Start at the line that contains "Generate a web", stop at the line that contains "0.00019, 0.0002, 0.0002];", and repeat every line in that span, those two included, with no pictures.
▼
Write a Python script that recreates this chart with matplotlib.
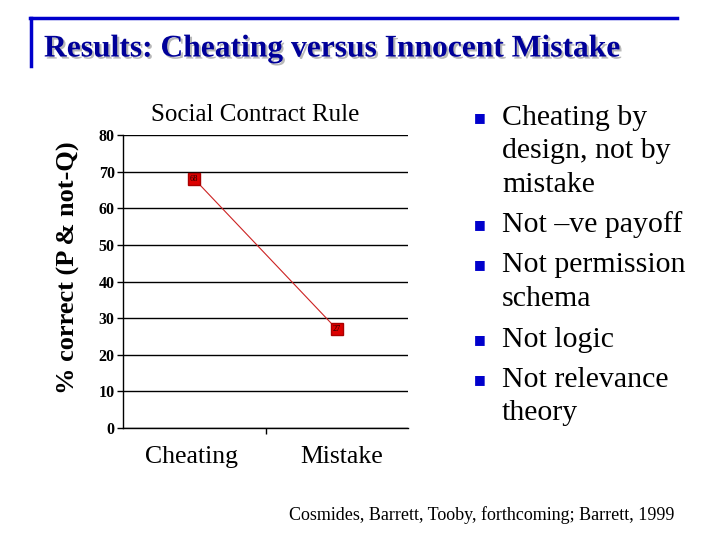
import matplotlib.pyplot as plt
import matplotlib.patheffects as pe

# chart data
conditions = ['Cheating', 'Mistake']
pct_correct = [68, 27]
y_ticks = [0, 10, 20, 30, 40, 50, 60, 70, 80]

# slide text
slide_title = 'Results: Cheating versus Innocent Mistake'
bullet_points = [
    ['Cheating by', 'design, not by', 'mistake'],
    ['Not \u2013ve payoff'],
    ['Not permission', 'schema'],
    ['Not logic'],
    ['Not relevance', 'theory'],
]
citation = 'Cosmides, Barrett, Tooby, forthcoming; Barrett, 1999'

plt.rcParams['font.family'] = ['Liberation Serif', 'DejaVu Serif']

W, H = 720, 540
fig = plt.figure(figsize=(7.2, 5.4), dpi=100)


def px(x, y):
    # pixel coords (from top-left) to figure fraction
    return x / W, 1 - y / H


# blue frame of the slide title
fig.add_artist(plt.Line2D([30 / W, 677 / W], [1 - 18 / H, 1 - 18 / H],
                          color='#0000cc', lw=2.5))
fig.add_artist(plt.Line2D([31 / W, 31 / W], [1 - 18 / H, 1 - 66 / H],
                          color='#0000cc', lw=2.5))

t = fig.text(*px(44, 49), slide_title, fontsize=22.7, fontweight='bold',
             color='#000099', va='center', ha='left')
t.set_path_effects([pe.withSimplePatchShadow(offset=(1.5, -1.5),
                                             shadow_rgbFace='#b8b8b8', alpha=1)])

# chart
ax = fig.add_axes([123 / W, 1 - 428 / H, 285 / W, 293 / H])
x = list(range(len(conditions)))
ax.plot(x, pct_correct, color='#cc2222', lw=0.8, marker='s', markersize=8.5,
        markerfacecolor='#dd0000', markeredgecolor='#aa0000')
for xi, v in zip(x, pct_correct):
    ax.text(xi, v, str(v), fontsize=6, ha='center', va='center',
            color='#220000')

ax.set_xlim(-0.5, 1.5)
ax.set_ylim(0, 80)
ax.set_yticks(y_ticks)
ax.set_yticklabels([str(v) for v in y_ticks], fontweight='bold', fontsize=11.5)
ax.set_xticks([0.5])
ax.set_xticklabels([''])
ax.tick_params(axis='y', length=4, width=1, pad=2)
ax.tick_params(axis='x', length=4, width=1)
ax.grid(axis='y', color='black', lw=1)
ax.set_axisbelow(True)
for side in ['top', 'right']:
    ax.spines[side].set_visible(False)
for side in ['left', 'bottom']:
    ax.spines[side].set_linewidth(1)

# category labels below the axis
for xpix, name in zip([192, 342], conditions):
    fig.text(*px(xpix, 457), name, fontsize=18.5, ha='center', va='center')

fig.text(*px(255, 115), 'Social Contract Rule', fontsize=18,
         ha='center', va='center')
fig.text(*px(68, 268), '% correct (P & not-Q)', fontsize=19,
         fontweight='bold', rotation=90, ha='center', va='center')

# bullet list
bullet_y = [118, 225, 265, 340, 380]
line_step = 33.5
for yb, item in zip(bullet_y, bullet_points):
    fig.text(*px(480, yb), '\u25a0', fontsize=9, color='#0000cc',
             ha='center', va='center', family='DejaVu Sans')
    for i, line in enumerate(item):
        fig.text(*px(502, yb + i * line_step), line, fontsize=21.5,
                 ha='left', va='center')

fig.text(*px(289, 515), citation, fontsize=13, ha='left', va='center')

fig.savefig('out.png', dpi=100)
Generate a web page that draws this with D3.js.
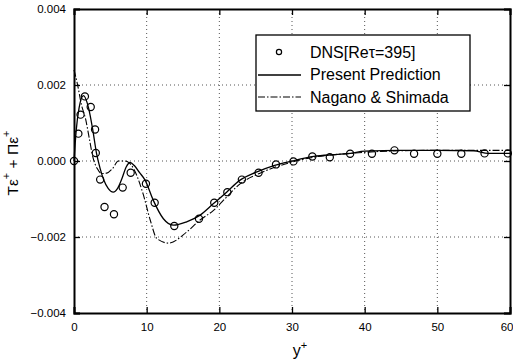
<!DOCTYPE html>
<html><head><meta charset="utf-8">
<script src="https://cdn.jsdelivr.net/npm/d3@7"></script>
<style>body{margin:0;background:#fff}svg{display:block;font-family:"Liberation Sans",Arial,sans-serif}</style>
</head><body>
<svg id="c" width="513" height="364"></svg>
<script>
const dnsX = [0, 0.6, 0.9, 1.5, 2.3, 2.9, 3.0, 3.6, 4.2, 5.5, 6.7, 7.8, 9.9, 11.1, 13.8, 17.2, 19.3, 21.1, 23.1, 25.4, 27.8, 30.2, 32.8, 35.2, 38, 41, 44.1, 46.8, 50, 53.3, 56.5, 59.7];
const dnsY = [0, 0.00072, 0.00122, 0.0017, 0.00142, 0.00083, 0.00021, -0.00049, -0.00121, -0.0014, -0.0007, -0.00031, -0.0006, -0.0011, -0.00171, -0.00152, -0.0011, -0.00082, -0.00049, -0.00031, -0.00009, -0.00001, 0.00012, 0.0001, 0.00019, 0.00019, 0.00028, 0.00019, 0.00019, 0.00019, 0.0002, 0.0002];

const presX = [0, 0.3, 0.7, 1.3, 2.0, 2.6, 3.1, 3.6, 4.1, 4.7, 5.4, 6.0, 6.6, 7.2, 7.7, 8.3, 9.0, 9.8, 10.9, 12.3, 13.7, 15.5, 17.3, 19.2, 21, 22.8, 25, 27.5, 30, 33, 36, 38, 40, 45, 50, 55, 57, 60];
const presY = [0, 0.0008, 0.0014, 0.00172, 0.0014, 0.0008, 0.0002, -0.0002, -0.0005, -0.00072, -0.00082, -0.00072, -0.00046, -0.00015, -0.00004, -0.00012, -0.0003, -0.00051, -0.00103, -0.00152, -0.00169, -0.0016, -0.00143, -0.00112, -0.00082, -0.00051, -0.0003, -0.00012, 0.0, 0.00012, 0.00017, 0.0002, 0.00026, 0.00028, 0.00028, 0.00027, 0.0002, 0.0002];

const nsX = [0, 0.5, 1.0, 1.6, 2.1, 2.6, 3.2, 3.8, 4.5, 5.3, 6.1, 7.0, 7.6, 8.2, 9.5, 10.5, 11.4, 13.0, 15.5, 17.3, 19.2, 21, 22.6, 25.6, 30, 33, 38, 45, 50, 60];
const nsY = [0.0024, 0.002, 0.0015, 0.0011, 0.0006, 0.0001, -0.0002, -0.00033, -0.00032, -0.0002, 0.0, 0.0, -0.00005, -0.0002, -0.00086, -0.00156, -0.00204, -0.00216, -0.00187, -0.00156, -0.0013, -0.00095, -0.00064, -0.00032, -0.00003, 0.0001, 0.0002, 0.00027, 0.00028, 0.00028];

const xTicks = [0, 10, 20, 30, 40, 50, 60];
const yTicks = [-0.004, -0.002, 0.000, 0.002, 0.004];
const legendLabels = ["DNS[Re\u03C4=395]", "Present Prediction", "Nagano & Shimada"];

const svg = d3.select("#c");
const x = d3.scaleLinear().domain([0, 60]).range([74, 510]);
const y = d3.scaleLinear().domain([-0.004, 0.004]).range([313, 9]);

// grid
const g = svg.append("g");
g.selectAll(".gx").data(xTicks.slice(1, -1)).enter().append("line")
  .attr("x1", d => x(d)).attr("x2", d => x(d)).attr("y1", y(0.004)).attr("y2", y(-0.004))
  .attr("stroke", "#555").attr("stroke-width", 1).attr("stroke-dasharray", "1,3");
g.selectAll(".gy").data(yTicks.slice(1, -1)).enter().append("line")
  .attr("y1", d => y(d)).attr("y2", d => y(d)).attr("x1", x(0)).attr("x2", x(60))
  .attr("stroke", "#555").attr("stroke-width", 1).attr("stroke-dasharray", "1,3");

// axes
const xAxis = d3.axisBottom(x).tickValues(xTicks).tickSize(-6).tickPadding(10).tickFormat(d3.format("d"));
const yAxis = d3.axisLeft(y).tickValues(yTicks).tickSize(-6).tickPadding(8).tickFormat(d3.format(".3f"));
const ax = svg.append("g").attr("transform", `translate(0,${y(-0.004)})`).call(xAxis);
const ay = svg.append("g").attr("transform", `translate(${x(0)},0)`).call(yAxis);
svg.append("g").attr("transform", `translate(0,${y(0.004)})`).call(d3.axisTop(x).tickValues(xTicks).tickSize(-6).tickFormat(""));
svg.append("g").attr("transform", `translate(${x(60)},0)`).call(d3.axisRight(y).tickValues(yTicks).tickSize(-6).tickFormat(""));
svg.selectAll(".domain").attr("stroke", "#000").attr("stroke-width", 2);
svg.selectAll(".tick line").attr("stroke", "#000").attr("stroke-width", 1.3);
svg.selectAll(".tick text").attr("font-size", 11.5).attr("fill", "#000").attr("font-family", "Liberation Sans, Arial, sans-serif");
// keep the last x label inside the picture
ax.selectAll(".tick text").filter(d => d === 60).attr("text-anchor", "end").attr("x", 3);

// lines
const pres = presX.map((d, i) => [d, presY[i]]);
const ns = nsX.map((d, i) => [d, nsY[i]]);
const line = d3.line().x(d => x(d[0])).y(d => y(d[1])).curve(d3.curveMonotoneX);
svg.append("path").attr("d", line(ns)).attr("fill", "none").attr("stroke", "#000").attr("stroke-width", 1.1).attr("stroke-dasharray", "7,2,1.5,2");
svg.append("path").attr("d", line(pres)).attr("fill", "none").attr("stroke", "#000").attr("stroke-width", 1.3);

// DNS circles
svg.selectAll(".dns").data(dnsX.map((d, i) => [d, dnsY[i]])).enter().append("circle")
  .attr("cx", d => x(d[0])).attr("cy", d => y(d[1])).attr("r", 3.6)
  .attr("fill", "none").attr("stroke", "#000").attr("stroke-width", 1.2);

// legend
const lg = svg.append("g");
lg.append("rect").attr("x", 256).attr("y", 35).attr("width", 214).attr("height", 76)
  .attr("fill", "#fff").attr("stroke", "#000").attr("stroke-width", 1.3);
lg.append("circle").attr("cx", 279).attr("cy", 52).attr("r", 2.6).attr("fill", "none").attr("stroke", "#000").attr("stroke-width", 1.2);
lg.append("line").attr("x1", 258).attr("x2", 301).attr("y1", 75).attr("y2", 75).attr("stroke", "#000").attr("stroke-width", 1.3);
lg.append("line").attr("x1", 258).attr("x2", 301).attr("y1", 97).attr("y2", 97).attr("stroke", "#000").attr("stroke-width", 1.1).attr("stroke-dasharray", "7,2,1.5,2");
lg.selectAll(".lt").data(legendLabels).enter().append("text")
  .attr("x", 310).attr("y", (d, i) => 57.5 + i * 22.5).attr("font-size", 16).attr("fill", "#000").text(d => d);

// axis titles
const xt = svg.append("text").attr("x", 300).attr("y", 356).attr("font-size", 16).attr("text-anchor", "middle");
xt.append("tspan").text("y");
xt.append("tspan").attr("dy", -7).attr("font-size", 11).text("+");

const yt = svg.append("text").attr("transform", "translate(18,163) rotate(-90)").attr("text-anchor", "middle").attr("font-size", 15.5);
yt.append("tspan").text("T\u03B5");
yt.append("tspan").attr("dy", -8).attr("font-size", 11).text("+");
yt.append("tspan").attr("dy", 8).text(" + \u03A0\u03B5");
yt.append("tspan").attr("dy", -8).attr("font-size", 11).text("+");
</script>
</body></html>
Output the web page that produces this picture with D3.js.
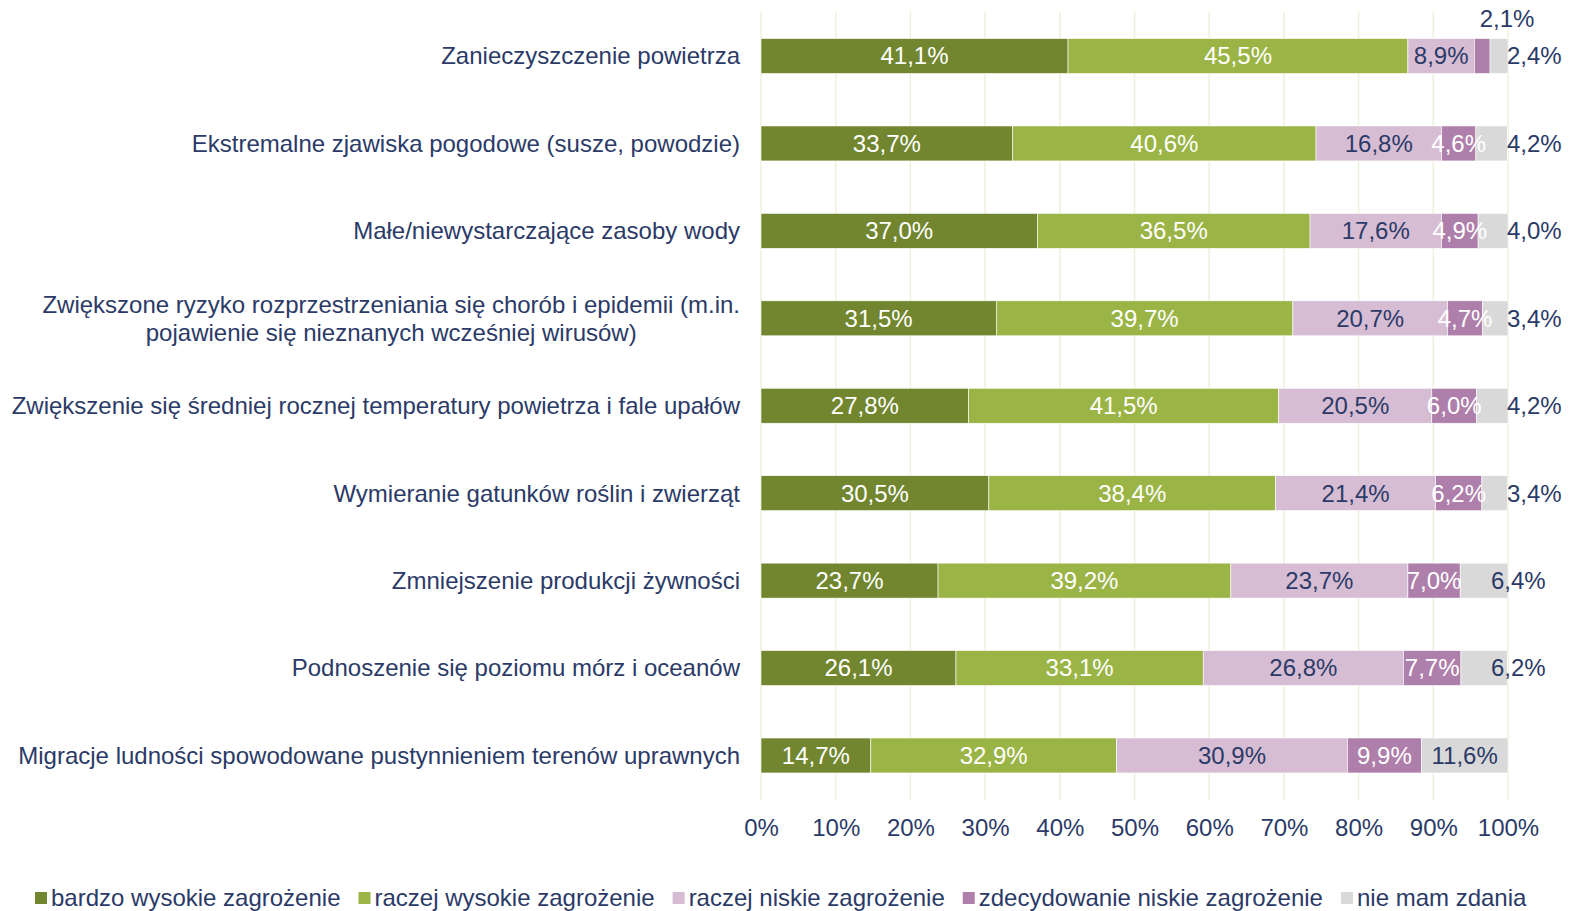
▲
### RESPONSE TO THE EXERCISE
Generate a web page that draws this with D3.js.
<!DOCTYPE html>
<html><head><meta charset="utf-8">
<script src="https://cdn.jsdelivr.net/npm/d3@7"></script>
<style>body{margin:0;background:#fff}svg{display:block;font-family:"Liberation Sans",Arial,sans-serif}</style>
</head><body>
<svg id="c" width="513" height="364"></svg>
<script>
const dnsX = [0, 0.6, 0.9, 1.5, 2.3, 2.9, 3.0, 3.6, 4.2, 5.5, 6.7, 7.8, 9.9, 11.1, 13.8, 17.2, 19.3, 21.1, 23.1, 25.4, 27.8, 30.2, 32.8, 35.2, 38, 41, 44.1, 46.8, 50, 53.3, 56.5, 59.7];
const dnsY = [0, 0.00072, 0.00122, 0.0017, 0.00142, 0.00083, 0.00021, -0.00049, -0.00121, -0.0014, -0.0007, -0.00031, -0.0006, -0.0011, -0.00171, -0.00152, -0.0011, -0.00082, -0.00049, -0.00031, -0.00009, -0.00001, 0.00012, 0.0001, 0.00019, 0.00019, 0.00028, 0.00019, 0.00019, 0.00019, 0.0002, 0.0002];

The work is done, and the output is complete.